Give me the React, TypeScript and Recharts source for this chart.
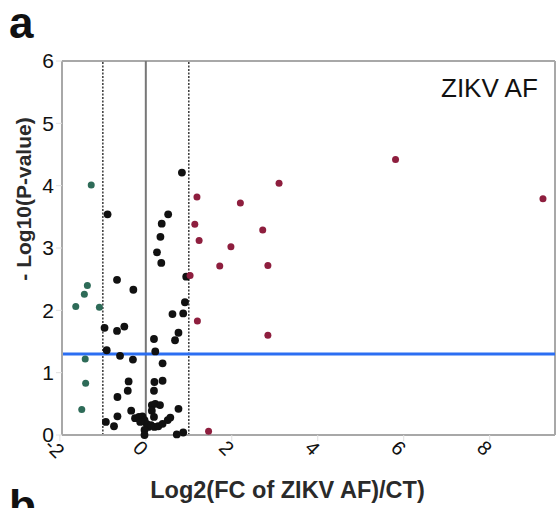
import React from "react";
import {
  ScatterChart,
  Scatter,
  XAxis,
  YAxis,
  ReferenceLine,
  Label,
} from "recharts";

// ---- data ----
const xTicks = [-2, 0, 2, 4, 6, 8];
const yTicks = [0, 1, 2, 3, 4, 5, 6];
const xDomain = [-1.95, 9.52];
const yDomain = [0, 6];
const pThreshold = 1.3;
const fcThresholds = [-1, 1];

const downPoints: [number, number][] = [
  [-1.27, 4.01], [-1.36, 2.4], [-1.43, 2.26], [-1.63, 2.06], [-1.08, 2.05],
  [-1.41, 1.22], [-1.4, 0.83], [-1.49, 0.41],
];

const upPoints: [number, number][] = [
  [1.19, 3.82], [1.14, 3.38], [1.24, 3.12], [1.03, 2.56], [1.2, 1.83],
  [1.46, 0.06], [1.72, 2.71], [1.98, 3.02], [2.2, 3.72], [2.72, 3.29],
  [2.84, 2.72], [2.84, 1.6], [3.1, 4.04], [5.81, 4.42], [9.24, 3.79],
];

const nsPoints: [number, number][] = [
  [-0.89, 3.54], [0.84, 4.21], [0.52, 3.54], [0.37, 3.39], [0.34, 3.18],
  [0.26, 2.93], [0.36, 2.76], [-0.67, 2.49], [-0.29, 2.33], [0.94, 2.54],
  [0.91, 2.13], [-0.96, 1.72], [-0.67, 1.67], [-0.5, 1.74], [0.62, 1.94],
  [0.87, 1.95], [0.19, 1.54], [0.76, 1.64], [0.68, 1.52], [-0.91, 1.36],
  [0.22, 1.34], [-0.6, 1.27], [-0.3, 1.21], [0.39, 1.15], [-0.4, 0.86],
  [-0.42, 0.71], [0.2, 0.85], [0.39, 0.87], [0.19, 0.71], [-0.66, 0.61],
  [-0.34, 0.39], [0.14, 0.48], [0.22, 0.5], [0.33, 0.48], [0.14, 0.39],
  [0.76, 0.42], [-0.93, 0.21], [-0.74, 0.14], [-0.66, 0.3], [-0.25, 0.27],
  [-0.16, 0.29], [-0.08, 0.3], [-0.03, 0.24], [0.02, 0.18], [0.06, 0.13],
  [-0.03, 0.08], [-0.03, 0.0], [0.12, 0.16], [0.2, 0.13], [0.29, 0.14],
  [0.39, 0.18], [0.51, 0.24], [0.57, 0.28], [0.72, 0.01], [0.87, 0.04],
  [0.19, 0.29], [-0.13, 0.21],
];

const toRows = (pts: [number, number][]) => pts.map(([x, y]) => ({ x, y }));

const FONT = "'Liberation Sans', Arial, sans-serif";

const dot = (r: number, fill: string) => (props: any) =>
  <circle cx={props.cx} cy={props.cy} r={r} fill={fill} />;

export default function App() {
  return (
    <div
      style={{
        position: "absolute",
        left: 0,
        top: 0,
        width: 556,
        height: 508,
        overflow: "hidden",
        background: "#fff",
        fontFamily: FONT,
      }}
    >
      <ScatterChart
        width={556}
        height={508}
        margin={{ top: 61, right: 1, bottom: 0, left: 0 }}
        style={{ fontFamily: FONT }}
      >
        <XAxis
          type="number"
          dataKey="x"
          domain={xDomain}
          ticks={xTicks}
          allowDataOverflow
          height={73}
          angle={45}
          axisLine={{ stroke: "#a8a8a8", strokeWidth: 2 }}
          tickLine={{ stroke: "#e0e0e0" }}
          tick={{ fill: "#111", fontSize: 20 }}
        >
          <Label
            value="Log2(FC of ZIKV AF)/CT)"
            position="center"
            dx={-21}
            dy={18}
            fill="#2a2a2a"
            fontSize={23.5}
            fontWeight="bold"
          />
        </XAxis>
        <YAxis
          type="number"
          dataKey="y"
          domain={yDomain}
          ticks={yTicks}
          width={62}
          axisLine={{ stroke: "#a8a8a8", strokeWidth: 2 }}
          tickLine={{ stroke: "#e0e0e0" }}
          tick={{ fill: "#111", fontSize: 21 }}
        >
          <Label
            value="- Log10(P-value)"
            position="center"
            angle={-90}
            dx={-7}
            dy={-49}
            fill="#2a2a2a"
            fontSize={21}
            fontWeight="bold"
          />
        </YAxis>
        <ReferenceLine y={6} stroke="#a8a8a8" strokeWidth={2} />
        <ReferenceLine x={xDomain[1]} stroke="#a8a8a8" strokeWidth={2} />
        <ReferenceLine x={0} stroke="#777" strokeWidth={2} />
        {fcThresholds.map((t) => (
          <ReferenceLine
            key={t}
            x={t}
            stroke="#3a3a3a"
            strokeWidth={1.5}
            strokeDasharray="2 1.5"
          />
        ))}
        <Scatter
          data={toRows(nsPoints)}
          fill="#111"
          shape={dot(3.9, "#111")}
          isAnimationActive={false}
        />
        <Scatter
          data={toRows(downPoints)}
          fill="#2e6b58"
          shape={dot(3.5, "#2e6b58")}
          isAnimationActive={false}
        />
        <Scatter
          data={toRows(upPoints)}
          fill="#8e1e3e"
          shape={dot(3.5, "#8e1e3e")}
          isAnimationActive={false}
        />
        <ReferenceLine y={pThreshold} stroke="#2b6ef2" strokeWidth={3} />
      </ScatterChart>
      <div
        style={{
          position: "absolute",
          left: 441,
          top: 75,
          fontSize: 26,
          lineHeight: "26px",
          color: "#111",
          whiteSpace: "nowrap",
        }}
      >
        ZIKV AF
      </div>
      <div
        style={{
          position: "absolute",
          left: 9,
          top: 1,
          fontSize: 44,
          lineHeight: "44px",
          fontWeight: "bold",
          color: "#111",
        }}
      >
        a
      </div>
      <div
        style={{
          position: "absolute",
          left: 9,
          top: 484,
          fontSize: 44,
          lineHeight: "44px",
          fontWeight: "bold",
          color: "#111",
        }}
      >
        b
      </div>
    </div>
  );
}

(What needs to be done)
Leave the pictures out and please restate exactly the lines running from the start of the material through the one with "const fcThresholds = [-1, 1];".

(Written solution)
Give me the React, TypeScript and Recharts source for this chart.
import React from "react";
import {
  ScatterChart,
  Scatter,
  XAxis,
  YAxis,
  ReferenceLine,
  Label,
} from "recharts";

// ---- data ----
const xTicks = [-2, 0, 2, 4, 6, 8];
const yTicks = [0, 1, 2, 3, 4, 5, 6];
const xDomain = [-1.95, 9.52];
const yDomain = [0, 6];
const pThreshold = 1.3;
const fcThresholds = [-1, 1];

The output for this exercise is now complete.